Single by the Maytals

from the album Monkey Man and The Harder They Come
- B-side: "Smoke Screen" (by Beverley All Stars)
- Released: 1970
- Recorded: 1969
- Genre: Reggae; ska;
- Label: Beverley's; Trojan;
- Songwriter: Frederick "Toots" Hibbert
- Producer: Leslie Kong

The Maytals singles chronology
| ""Sweet & Dandy/Oh Yea"" | "Pressure Drop" | ""54 46 (Was My Number)/The Man"" |

= Pressure Drop (song) =

"Pressure Drop" is a song recorded in 1969 by Jamaican musical group the Maytals for record producer Leslie Kong. The song appears on their 1970 album Monkey Man (released in Jamaica by Beverley's Records) and From the Roots (released in the UK by Trojan Records). "Pressure Drop" helped launch the band's career outside Jamaica when the song was featured on the soundtrack to the 1972 film The Harder They Come, which introduced reggae to much of the world. In 2004, Rolling Stone rated the song No. 453 in its list of the 500 Greatest Songs of All Time.
This song has been covered often, most notably by Robert Palmer, the Specials, Keith Richards, Izzy Stradlin and the Ju Ju Hounds, the Oppressed and the Clash.

In an interview in 2016, songwriter Frederick "Toots" Hibbert said that "Pressure Drop" was a song about karmic justice.
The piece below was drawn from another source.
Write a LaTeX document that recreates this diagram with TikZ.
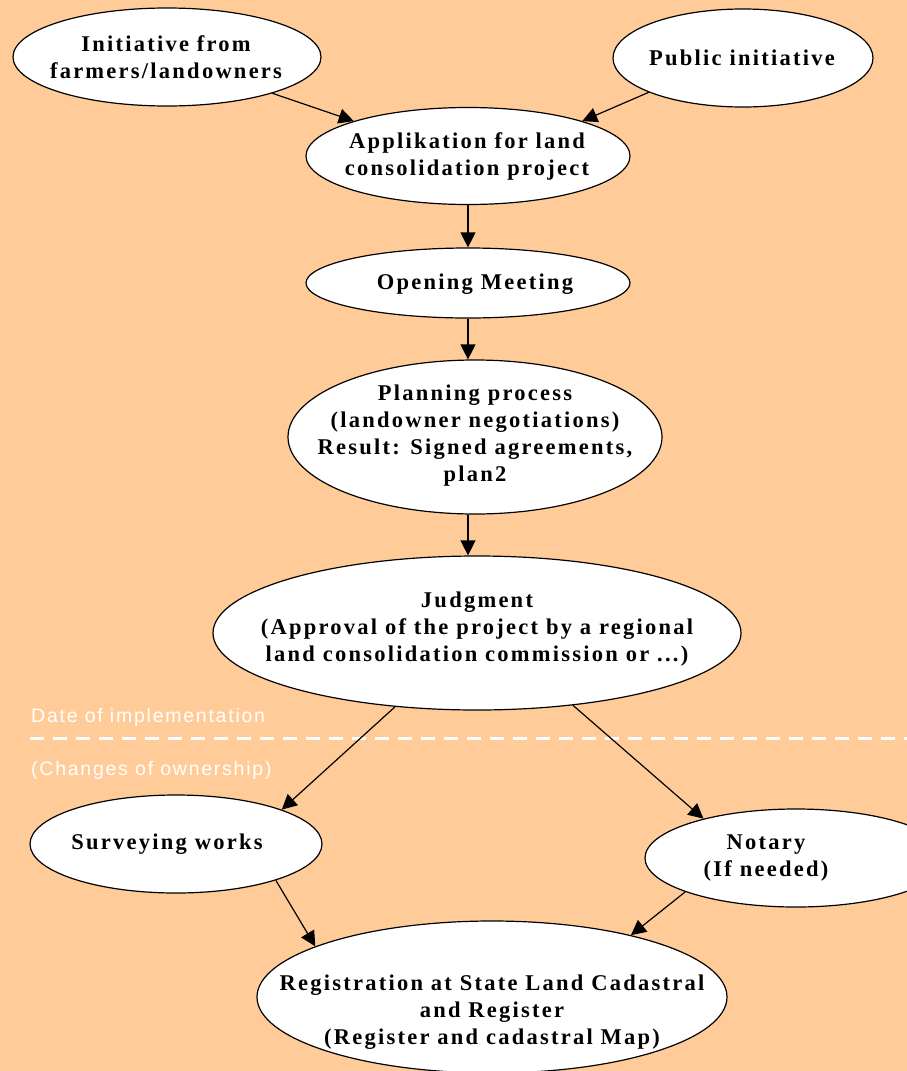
\documentclass[tikz,border=0pt]{standalone}
\usepackage{fontspec}
\setmainfont{Liberation Serif}
\newfontfamily\boxfont[LetterSpace=10]{Liberation Serif}
\newfontfamily\notefont[LetterSpace=9]{Liberation Sans}
\usetikzlibrary{shapes.geometric,arrows.meta}
\definecolor{peach}{RGB}{255,204,153}
\begin{document}
\begin{tikzpicture}[x=1pt,y=-1pt,>={Triangle[length=15pt,width=15pt]},
  blob/.style={ellipse, draw, fill=white, line width=1.2pt, inner sep=0pt},
  txt/.style={font=\boxfont\bfseries\fontsize{22.5}{27}\selectfont, align=center, inner sep=0pt},
  note/.style={font=\notefont\fontsize{19.5}{22}\selectfont, text=white, anchor=west, inner sep=0pt},
  flow/.style={->, line width=1.2pt}]
\fill [peach] (0,0) rectangle (907,1071);
\useasboundingbox (0,0) rectangle (907,1071);
\node [blob, minimum width=308pt, minimum height=98pt] (init) at (167,57) {};
\node [blob, minimum width=260pt, minimum height=98pt] (pub) at (743,58) {};
\node [blob, minimum width=324pt, minimum height=97pt] (app) at (468,156) {};
\node [blob, minimum width=324pt, minimum height=70pt] (open) at (468,283) {};
\node [blob, minimum width=374pt, minimum height=154pt] (plan) at (475,437) {};
\node [blob, minimum width=528pt, minimum height=154pt] (judg) at (477,633) {};
\node [blob, minimum width=292pt, minimum height=98pt] (surv) at (176,844) {};
\node [blob, minimum width=302pt, minimum height=98pt] (notary) at (796,858) {};
\node [blob, minimum width=470pt, minimum height=152pt] (reg) at (492,997) {};
\node [txt] (initT) at (166,57) {Initiative from\\farmers/landowners};
\node [txt] (pubT) at (742,58) {Public initiative};
\node [txt] (appT) at (467,156) {Applikation for land\\consolidation project};
\node [txt] (openT) at (475,284) {Opening Meeting};
\node [txt] (planT) at (475,436) {Planning process\\(landowner negotiations)\\Result: Signed agreements,\\plan2};
\node [txt] (judgT) at (477,629) {Judgment\\(Approval of the project by a regional\\land consolidation commission or ...)};
\node [txt] (survT) at (167,844) {Surveying works};
\node [txt] (notaryT) at (766,858) {Notary\\(If needed)};
\node [txt] (regT) at (492,1012) {Registration at State Land Cadastral\\and Register\\(Register and cadastral Map)};
\draw [white, line width=3pt, dash pattern=on 14pt off 9pt] (30,738) -- (907,738);
\node [note] (date) at (31,717) {Date of implementation};
\node [note] (owner) at (31,770) {(Changes of ownership)};
\draw [flow] (init.-19) -- (app.163);
\draw [flow] (pub.200) -- (app.17);
\draw [flow] (app.south) -- (open.north);
\draw [flow] (open.south) -- (open.south |- plan.north);
\draw [flow] (plan.south -| open.south) -- (open.south |- judg.north);
\draw [flow] (judg.-138) -- (surv.18);
\draw [flow] (judg.-37) -- (notary.157);
\draw [flow] (surv.-20) -- (reg.164);
\draw [flow] (notary.197) -- (reg.24);
\end{tikzpicture}
\end{document}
It’s a song about revenge, but in the form of karma: If you do bad things to innocent people, then bad things will happen to you. The title was a phrase I used to say. If someone done me wrong, rather than fight them like a warrior, I’d say: 'The pressure’s going to drop on you.'"
— Frederick ‘Toots’ Hibbert, The Guardian

== Charts ==

Chart performance for "Pressure Drop" by Izzy Stradlin
| Chart (1992) | Peak position |
|---|---|
| Australia (ARIA) | 47 |
| Sweden (Sverigetopplistan) | 40 |
| UK Singles (Official Charts) | 45 |

==Certifications==

Certifications for "Pressure Drop"
| Region | Certification | Certified units/sales |
| United Kingdom (BPI) | Silver | 200,000^{‡} |
^{‡} Sales+streaming figures based on certification alone.